Ok, so the wavelength of light in a medium that's not a vacuum can be found by
new wavelength = (wavelength in vacuum) / (index of refraction)

So, the gas will cause the beam to be out of phase compared to the other beam due to the temporary change in wavelength from its time in the gas. Since we know the distance that the beam travels (twice the length of the gas container) and the number of dark stripes, we can reuse our old equation and find the new wavelength so that we can find the index of refraction.

For destructive interference:
Distance traveled = (m+0.5) * wavelength
2*0.013 = (236 + 0.5) * new wavelength
new wavelength = 1.099 * 10^-4 m

Then from the equation mentioned above:
new wavelength = (wavelength in vacuum) / (index of refraction)
1.099 * 10^-4 = (610*10^-9) / (index)
index = 0.055

This isn't reasonable as this is less than the index of refraction for a vacuum. Did I misunderstand the concept?

4. Dec 10, 2009

### Redbelly98

Staff Emeritus
Okay, good.

Ah, not true. m is not the number of wavelengths in the 2d cell distance here; it is the number of additional wavelengths that are in the cell, after the gas is added, compared to when the cell was under vacuum.

5. Dec 18, 2009

### hm29168

I am really sorry for the late reply. Exams really put a stop to self-studying.

Ok, to find how many wavelengths there were in the cell originally under a vacuum, we can divide 2d by the wavelength of the light.
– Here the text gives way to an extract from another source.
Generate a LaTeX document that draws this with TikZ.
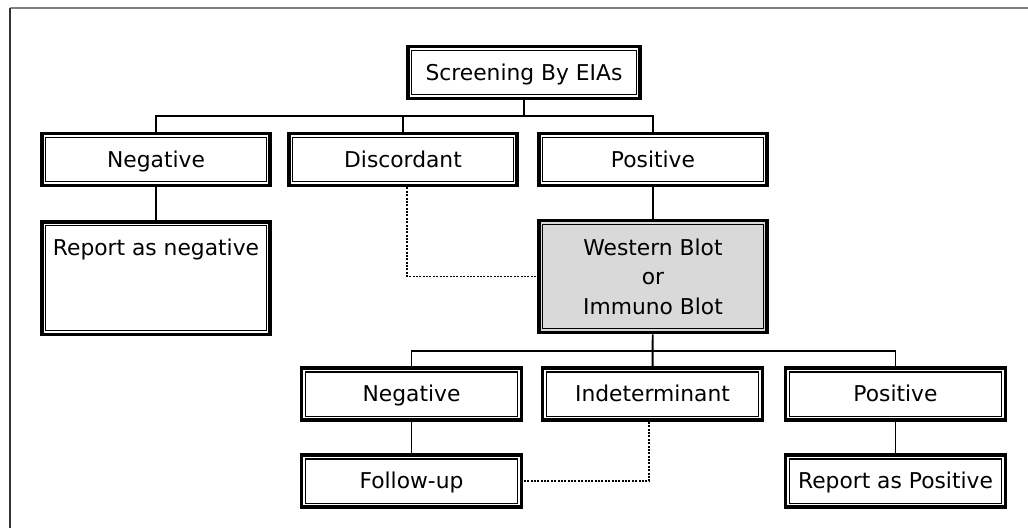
\documentclass[tikz,border=0pt]{standalone}
\usepackage{fontspec}
\setmainfont{DejaVu Sans}
\begin{document}
\begin{tikzpicture}[x=0.025cm, y=-0.025cm,
	box/.style={draw, line width=2.7pt, fill=white, align=center, inner sep=0pt,
		minimum width=5.7cm, minimum height=1.3cm, font=\fontsize{15.5}{21}\selectfont,
		path picture={\draw[line width=0.8pt] ([shift={(2.8pt,2.8pt)}]path picture bounding box.south west)
			rectangle ([shift={(-2.8pt,-2.8pt)}]path picture bounding box.north east);}},
	oneline/.style={text height=12.5pt, text depth=1.5pt},
	narrow/.style={minimum width=5.5cm},
	link/.style={line width=1.4pt},
	dotlink/.style={line width=1.4pt, densely dotted}]
	\useasboundingbox (0,0) rectangle (1028,528);
	% frame
	\draw[gray, line width=1.2pt] (10,8) -- (1028,8);
	\draw[black!80, line width=1.2pt] (10,8) -- (10,528);
	% screening level
	\node[box, oneline, minimum width=5.8cm] (scr) at (524,72.5) {Screening By EIAs};
	\node[box, oneline] (neg1) at (156,159.5) {Negative};
	\node[box, oneline] (disc) at (403,159.5) {Discordant};
	\node[box, oneline] (pos1) at (653,159.5) {Positive};
	\node[box, anchor=north, minimum height=0pt, inner ysep=13pt, text height=11pt, text depth=43pt] (rep1) at (156,220) {Report as negative};
	\node[box, fill=black!15, minimum height=2.8cm] (wb) at (653,276.5) {Western Blot\\or\\Immuno Blot};
	% confirmation level
	\node[box, oneline, narrow] (neg2) at (411.5,394) {Negative};
	\node[box, oneline, narrow] (ind) at (652.5,394) {Indeterminant};
	\node[box, oneline, narrow] (pos2) at (895.5,394) {Positive};
	\node[box, oneline, narrow] (fol) at (411.5,481) {Follow-up};
	\node[box, oneline, narrow] (rep2) at (895.5,481) {Report as Positive};
	% connectors
	\coordinate (bus1) at (0,116);
	\coordinate (bus2) at (0,351);
	\draw[link] (neg1.north) |- (pos1.north |- bus1) -- (pos1.north);
	\draw[link] (scr.south) -- (scr.south |- bus1);
	\draw[link] (disc.north) -- (disc.north |- bus1);
	\draw[link] (neg1) -- (rep1);
	\draw[link] (pos1) -- (wb);
	\draw[dotlink] ([xshift=3pt]disc.south) |- (wb.west);
	\draw[link] (neg2.north) |- (pos2.north |- bus2) -- (pos2.north);
	\draw[link] (wb) -- (ind);
	\draw[link] (neg2) -- (fol);
	\draw[link] (pos2) -- (rep2);
	\draw[dotlink] ([xshift=-2.5pt]ind.south) |- (fol.east);
\end{tikzpicture}
\end{document}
So, in the new gas environment, the number of wavelengths is 2d divided by the new wavelength from refraction.

Initial number of wavelengths passing through: 2*0.013 / (610*10^-9) = 42623
Since there are 236 dark stripes passing, so adding this to the initial number of wavelengths passing through and solving for the wavelength, we get:
2*0.013 / (λ) = 42623+236
λ = 606 nm

new wavelength = (wavelength in vacuum) / (index of refraction)
606*10^-9 = (610*10^-9) / (index)
index = 0.99

This still isn't reasonable. I think I am not quite sure how to interpret the dark stripes. Since there is a light stripe in between the dark stripes, should we multiply the number by 2? Thanks again for your help.

Last edited: Dec 18, 2009
6. Dec 18, 2009

### Redbelly98

Staff Emeritus
Looks good so far.
An n of less than 1 should sound an alarm bell. Try solving the above equation again.
Also note, (610 nm)/0.99 is 616 nm, not 606.

No, each fringe spacing -- whether it's dark-to-dark or bright-to-bright -- corresponds to a full wavelength in the beam path.

7. Dec 19, 2009

### hm29168

Oops. Algebra mistake:
606*10^-9 = (610*10^-9) / (index)
606*(index) = 610
index = 610 / 606 = 1.01

Thank you so much for all of your help!